When Do Most Cats Start to Meow?
Each cat learns to meow at different stages in their lives dependent on the circumstance and the individual cat but around 4-6 months might be the first time. When did your cat first meow?

First meow
My cat Gabriel has just uttered his first real meow. He is 4 months old. He has become more vocal. Until now he’d squeak and trill but no meow. I wasn’t concerned but interested. It made me think, when do cats start to meow? Do cats learn to meow? I ask the latter question because the experts say that cats don’t usually meow to each other. They only meow to us as a request.
If that is correct then it encourages me to believe that once a kitten has found his feet and gains confidence he’ll start to make requests of his human caretaker and start to communicate with her in response to calls, communications and other interactions. If this is a correct assessment, it would seem that around 4-6 months of age would be the time a young cat first delivers a real meow.
However, I am generalising. I have just seen a small kitten of about 10-weeks-of-age meowing in complaint because he was being given a bath. Perhaps in this instance the shock of that experience forced a meow from the lips of the little kitten.
This is obviously about individual cats and circumstances. They all play a role. Having lived in close proximity with my cat since I fostered and adopted him, about 3.5 months ago, I have been able to observe him closely.
My feeling is that he’s had to learn to meow. It is as if his vocal cords and brain were developing. His experiences developed his brain. His vocal cords and voice box are developing as he grows up. There comes a moment when these developments when added to confidence leads to the first meow.
Turning the clock back to the first month he was with me, he barely uttered a single sound. Pure silence. He’d open his mouth occasionally but no sound was delivered.
Some cats are almost always mute to semi-mute highlighting the individuality of this trait. British Shorthairs are a good example of semi-mute cats. Once again I am generalising. Many British SHs will be meowers. The ones that I have met have been silent. Their mouth open delivering the ‘silent meow’.
The Siamese is the opposite. This indicates that the frequency and quality of the meow is a characteristic which can be linked to cat breeds and therefore breeding.
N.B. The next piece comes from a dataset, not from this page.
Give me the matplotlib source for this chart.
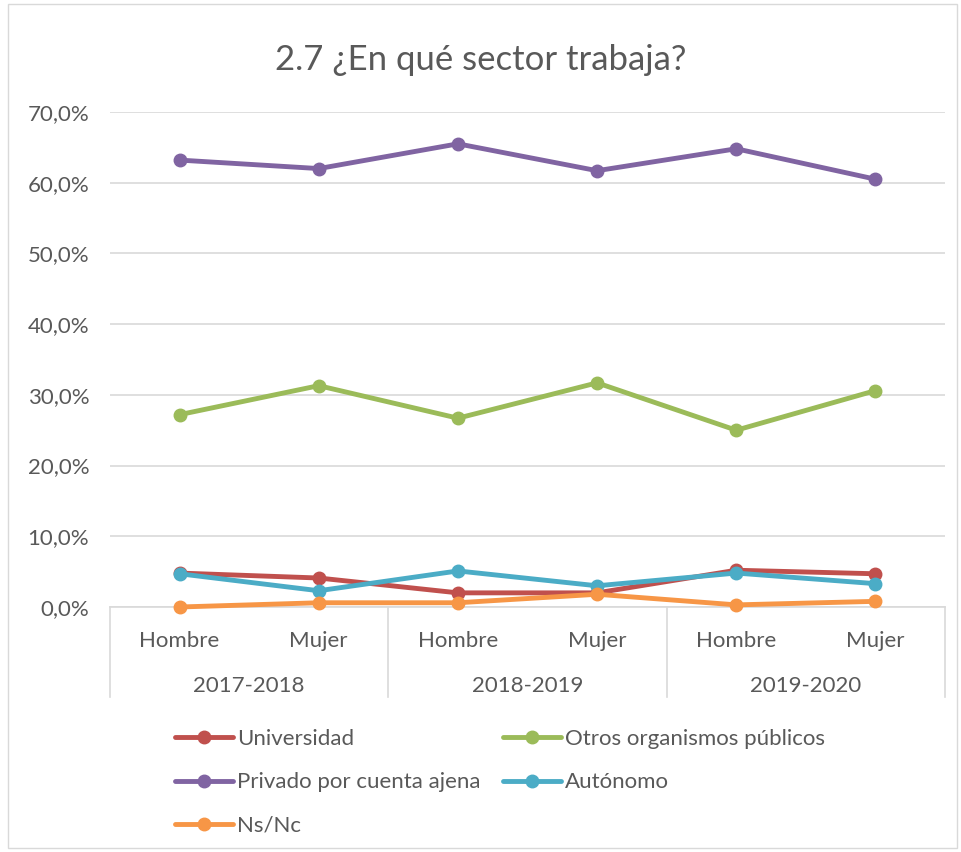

Can you encourage a cat to meow for the first time by talking to him more? I don’t believe it is necessarily about talking to a young cat to make him meow. It is more about interacting with your cat. It is about stimulating his brain so that he feels inclined to vocalise. Exciting play will achieve that. Or providing him with his favorite food.
I’d suggest that the more a person interacts with his young cat, particularly in stimulating play, the more likely his cat will develop the urge and the anatomy to utter that first, exciting meow.